「鬼滅」最終巻が発売 県内書店に列
社会現象となっている人気漫画「鬼滅(きめつ)の刃(やいば)」の最終巻23巻が4日発売され、石川県内の書店では開店前から行列ができた。コミックを手にした人がレジに続々と向かい、書店のスタッフは来店客への対応に追われた。関連商品の売れ行きが好調となるなど「鬼滅特需」は地域の書店や企業にも及んでおり、「最終巻でブームが終わってしまうのは惜しい」と続編を待ち望む声が上がる。
「鬼滅の刃」は漫画誌「週刊少年ジャンプ」で連載された吾峠呼世晴(ごとうげこよはる)さんの作品で、今年5月に完結した。版元の集英社によると、未公開シーン14ページ分が収録された23巻は初版395万部を発行する。
「在庫はしっかり用意したが、明日、明後日まで残せるか分からない」。金沢市の香林坊大和の担当者は、7階の紀伊國屋書店に来店客が続々と訪れる様子に顔をほころばせた。新型コロナの感染対策で、店頭には商品を置かず、レジで購入希望者に渡す。
香林坊東急スクエアの「うつのみや金沢香林坊店」もレジ内に最終巻を置いて販売した。うつのみや(金沢市)によると、同社には数百件の予約が寄せられているという。1~22巻も品薄状態となっており、担当者は「連日、予約の対応で現場は大変だが、ありがたい。物語が終わってしまうのは残念だ」と述べた。
金澤文苑堂(金沢市)のツタヤ金沢店では、開店前に約50人の列ができた。
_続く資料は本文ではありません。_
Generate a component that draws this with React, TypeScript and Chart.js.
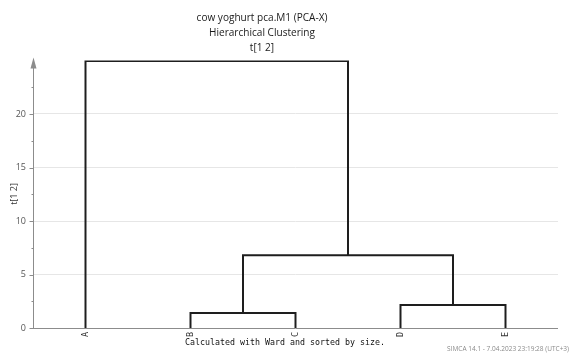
import React, { useEffect, useRef } from "react";
import { Chart, registerables } from "chart.js";

Chart.register(...registerables);

const titleLines = ["cow yoghurt pca.M1 (PCA-X)", "Hierarchical Clustering", "t[1 2]"];
const yAxisTitle = "t[1 2]";
const caption = "Calculated with Ward and sorted by size.";
const footer = "SIMCA 14.1 - 7.04.2023 23:19:28 (UTC+3)";

// leaves in display order
const leaves = ["A", "B", "C", "D", "E"];
// merges: [left node, right node, height]; nodes 0..4 are leaves, 5.. are merges in order
const mergeLeft = [1, 3, 5, 0];
const mergeRight = [2, 4, 6, 7];
const mergeHeight = [1.4, 2.15, 6.8, 24.95];

const yTicks = [0, 2.5, 5, 7.5, 10, 12.5, 15, 17.5, 20, 22.5, 25];

function buildSegments() {
  const nodeX: number[] = leaves.map((_, i) => i);
  const nodeY: number[] = leaves.map(() => 0);
  const segs: { x: number; y: number }[][] = [];
  for (let i = 0; i < mergeLeft.length; i++) {
    const l = mergeLeft[i];
    const r = mergeRight[i];
    const h = mergeHeight[i];
    segs.push([
      { x: nodeX[l], y: nodeY[l] },
      { x: nodeX[l], y: h },
      { x: nodeX[r], y: h },
      { x: nodeX[r], y: nodeY[r] },
    ]);
    nodeX.push((nodeX[l] + nodeX[r]) / 2);
    nodeY.push(h);
  }
  return segs;
}

function fitFont(ctx: CanvasRenderingContext2D, text: string, family: string, target: number, base: number) {
  ctx.font = `${base}px ${family}`;
  const w = ctx.measureText(text).width;
  const size = (base * target) / w;
  return `${size.toFixed(2)}px ${family}`;
}

const decor = {
  id: "decor",
  beforeDatasetsDraw(chart: any) {
    const { ctx, chartArea } = chart;
    const ys = chart.scales.y;
    ctx.save();
    ctx.strokeStyle = "#8c8c8c";
    ctx.lineWidth = 1;
    ctx.beginPath();
    ctx.moveTo(chartArea.left, Math.round(chartArea.bottom) + 0.5);
    ctx.lineTo(chartArea.right, Math.round(chartArea.bottom) + 0.5);
    ctx.stroke();
    const ax = Math.round(chartArea.left) + 0.5;
    ctx.beginPath();
    ctx.moveTo(ax, chartArea.bottom);
    ctx.lineTo(ax, chartArea.top + 2);
    ctx.stroke();
    ctx.fillStyle = "#8c8c8c";
    ctx.beginPath();
    ctx.moveTo(ax, chartArea.top - 3);
    ctx.lineTo(ax - 3, chartArea.top + 8);
    ctx.lineTo(ax + 3, chartArea.top + 8);
    ctx.closePath();
    ctx.fill();
    yTicks.forEach((v) => {
      if (v >= 25) return;
      const py = Math.round(ys.getPixelForValue(v)) + 0.5;
      const len = v % 5 === 0 ? 4 : 2;
      ctx.beginPath();
      ctx.moveTo(ax - len, py);
      ctx.lineTo(ax, py);
      ctx.stroke();
    });
    ctx.restore();
  },
  afterDraw(chart: any) {
    const { ctx } = chart;
    ctx.save();
    ctx.fillStyle = "#1a1a1a";
    ctx.textAlign = "center";
    ctx.textBaseline = "middle";
    const tf = fitFont(ctx, titleLines[0], "'Open Sans'", 131, 12);
    ctx.font = tf;
    titleLines.forEach((t, i) => ctx.fillText(t, 262, 18 + i * 15));
    ctx.save();
    ctx.translate(14, 194);
    ctx.rotate(-Math.PI / 2);
    ctx.font = "9px 'Open Sans'";
    ctx.fillStyle = "#333";
    ctx.fillText(yAxisTitle, 0, 0);
    ctx.restore();
    ctx.font = fitFont(ctx, caption, "'DejaVu Sans Mono'", 200, 9);
    ctx.fillStyle = "#111";
    ctx.fillText(caption, 285, 343);
    ctx.font = fitFont(ctx, footer, "'Open Sans'", 122, 7);
    ctx.fillStyle = "#8a8a8a";
    ctx.textAlign = "right";
    ctx.fillText(footer, 569, 349);
    ctx.restore();
  },
};

export default function App() {
  const ref = useRef<HTMLCanvasElement>(null);
  useEffect(() => {
    document.body.style.margin = "0";
    const segs = buildSegments();
    const chart = new Chart(ref.current!, {
      type: "scatter",
      data: {
        datasets: segs.map((s) => ({
          data: s,
          showLine: true,
          borderColor: "#1e1e1e",
          borderWidth: 2,
          pointRadius: 0,
          fill: false,
          tension: 0,
        })),
      },
      options: {
        animation: false,
        responsive: true,
        maintainAspectRatio: false,
        layout: { padding: { top: 60.5, right: 12, left: 0, bottom: 0 } },
        plugins: { legend: { display: false }, tooltip: { enabled: false }, title: { display: false } },
        scales: {
          x: {
            type: "linear",
            min: -0.5,
            max: 4.5,
            afterBuildTicks: (s: any) => {
              s.ticks = leaves.map((_, i) => ({ value: i }));
            },
            afterFit: (s: any) => {
              s.height = 25;
            },
            grid: { display: false, drawTicks: false },
            border: { display: false },
            ticks: {
              autoSkip: false,
              minRotation: 90,
              maxRotation: 90,
              padding: 4,
              color: "#333",
              font: { family: "'DejaVu Sans Mono'", size: 8.5 },
              callback: (v: any) => leaves[v as number] ?? "",
            },
          },
          y: {
            type: "linear",
            min: 0,
            max: 25,
            afterBuildTicks: (s: any) => {
              s.ticks = yTicks.map((v) => ({ value: v }));
            },
            afterFit: (s: any) => {
              s.width = 33;
            },
            grid: {
              drawTicks: false,
              color: (c: any) => {
                const v = c.tick ? c.tick.value : 0;
                return v % 5 === 0 && v > 0 && v < 25 ? "#e6e6e6" : "rgba(0,0,0,0)";
              },
            },
            border: { display: false },
            ticks: {
              autoSkip: false,
              padding: 7,
              color: "#555",
              font: { family: "'Open Sans'", size: 9 },
              callback: (v: any) => (v % 5 === 0 && v < 25 ? String(v) : ""),
            },
          },
        },
      },
      plugins: [decor],
    } as any);
    return () => chart.destroy();
  }, []);
  return (
    <div style={{ width: 570, height: 353, position: "relative" }}>
      <canvas ref={ref} />
    </div>
  );
}
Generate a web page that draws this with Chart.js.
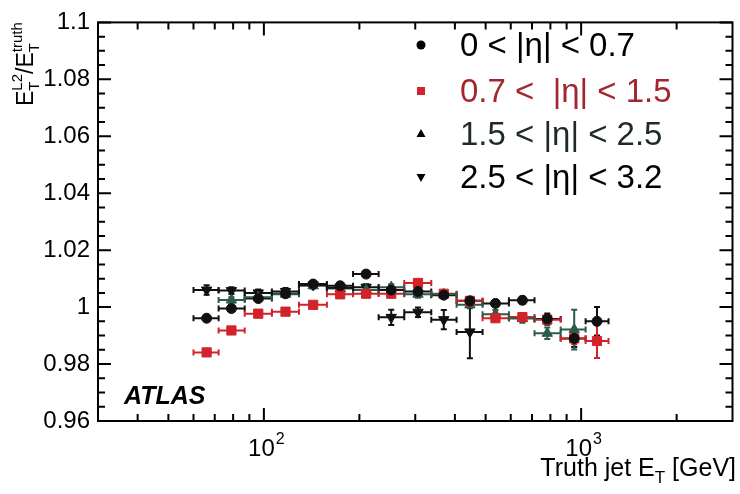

同店では、漫画の単巻としては過去最多となる約1500冊の入荷数を確保した。
鬼滅の刃の1巻からの累計発行部数(電子版を含む)は全国で1億2千万部を突破した。映画「劇場版『鬼滅の刃』無限列車編」が公開された10月の漫画の売り上げは前年比で約1・5倍に達し、ブームが社会現象となっている。
関連グッズの売れ行きも好調だ。Tシャツブランド「OJICO(オジコ)」を展開するチャンネルアッシュ(金沢市)は11月に鬼滅の刃のキャラクターを描いたスエットの予約販売を始めたところ、子ども用、大人用の計千枚が売り切れた。担当者は「記憶にないほどの反応でかなり驚いた」とし、今月中にはオンラインで一般販売する。
キャラクターがくわえている竹に着想し、緑色のちくわを製品化したスギヨ(七尾市)も、11月にオンラインで1ケース40本入り(2千円)を100ケース限定販売した際、一瞬で完売。今も連日問い合わせがあり、再販売を検討している。